FP: Short-Term Losses From My Broker


My financial planner / mega company broker has complete control over my portfolio. I notice that I have a lot of short-term losses. Should I be concerned? My overall gain is usually positive.



Sometimes it is a good idea to offset gains with losses. It is an investment tax strategy. If you have a lot of gains from sales of profitable companies and looks like a bad capital gain year - meaning you will have lots of tax to pay, then selling off some losers to offset gains may be a fine tax strategy.


On the other hand…

(and this happens more than not)

If you notice that your portfolio has pages and pages of short-term transactions, and they occur regularly throughout the year, and when compared to your long-term sales the short-term are overwhelming, it may be time to re-evaluate your plan.


Short-term trading as a strategy is flawed

An investment strategy of continually trading short-term (less than a year) is a bad strategy. First, if you are good at it and have gains, you will pay ordinary income tax on the profits, as opposed to significantly reduced long-term tax rates. Secondly, it is a losers game because most lose doing it, so a strategy like that will likely be unsuccessful.

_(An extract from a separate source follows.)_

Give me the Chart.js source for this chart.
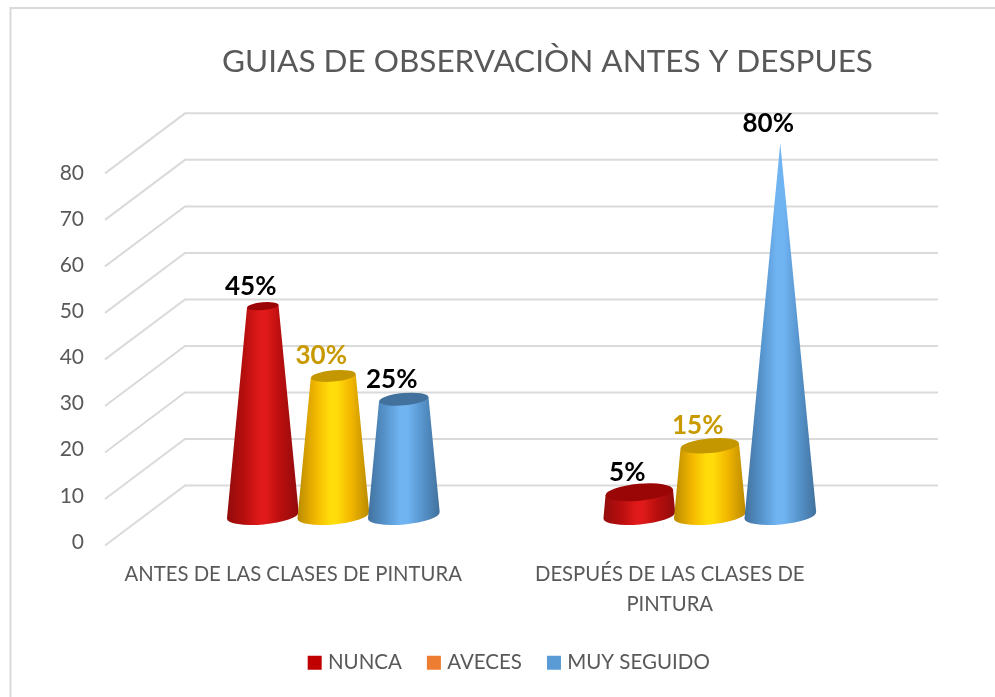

So, even if your broker is one of the very few who are consistently good at it, it is a bad strategy tax-wise, unless it is in contained within a tax deferred retirement plan where no tax is due upon profitable sale.


Strategy may be self-serving to the broker

If your broker has a contract which enables him to earn commissions on every sale in your account, and he trades often short-term, he might be doing it for himself and not for you. Note the total gross sales short term, (should be a total on your year end tax statement) and see if you can determine how much money your broker made on your account while trading short-term. Then take a look at your gain or loss from just those short-term sales. My guess it is a loss because most short-term traders lose – well the client loses, the broker wins.


Is he offessting his losses with your gains?

Sometimes your broker just might sell off some long-term holdings for profitable gains to OFFSET HIS SHORT TERM LOSSES – to keep you in the dark about what his intentions really are – which may be to generate a lot of commissionable sales from your portfolio. He would, no doubt, prefer that you make money too, but if he is the only one making money, at least half of you are happy. If you discover this, you need to think about changing something.

Some have come to call short-term trading losses "Tax Harvesting". The term is supposed to mean to the client an advanced tax planning technique that will save thousands of dollars in tax liability. The reality here is that it does save tax because a short-term loss is a real loss and a reduction to portfolio value. A better term for this would be "Lets throw some money away so taxes will be less" strategy. Better to make $100,000 in long term capital gain and pay $20,000 in tax, than to offset that $100,000 gain with $100,000 of losses to pay no tax. Result to the investor is $80K one way, and zero the other. This is easy math.


Investment policy should be clear

An investment strategy must consider taxation. If it results in winning, you want to pay the least tax possible. A short-term strategy is a losers game. Whether it be to offset gains, or to actually make money because if you are successful short-term, you will pay the highest tax, if not you suffer portfolio loss. It is strategy that has proven far more likely to lose. If you have a financial planner / broker managing an account for you, clarify your strategy. Set an investment strategy with the objective of trying to net more money to you within your personal temperament, regardless of taxation. If that means you pay more tax because you do well, so be it.

It is not complicated. If you make money after tax, good. If not, not good.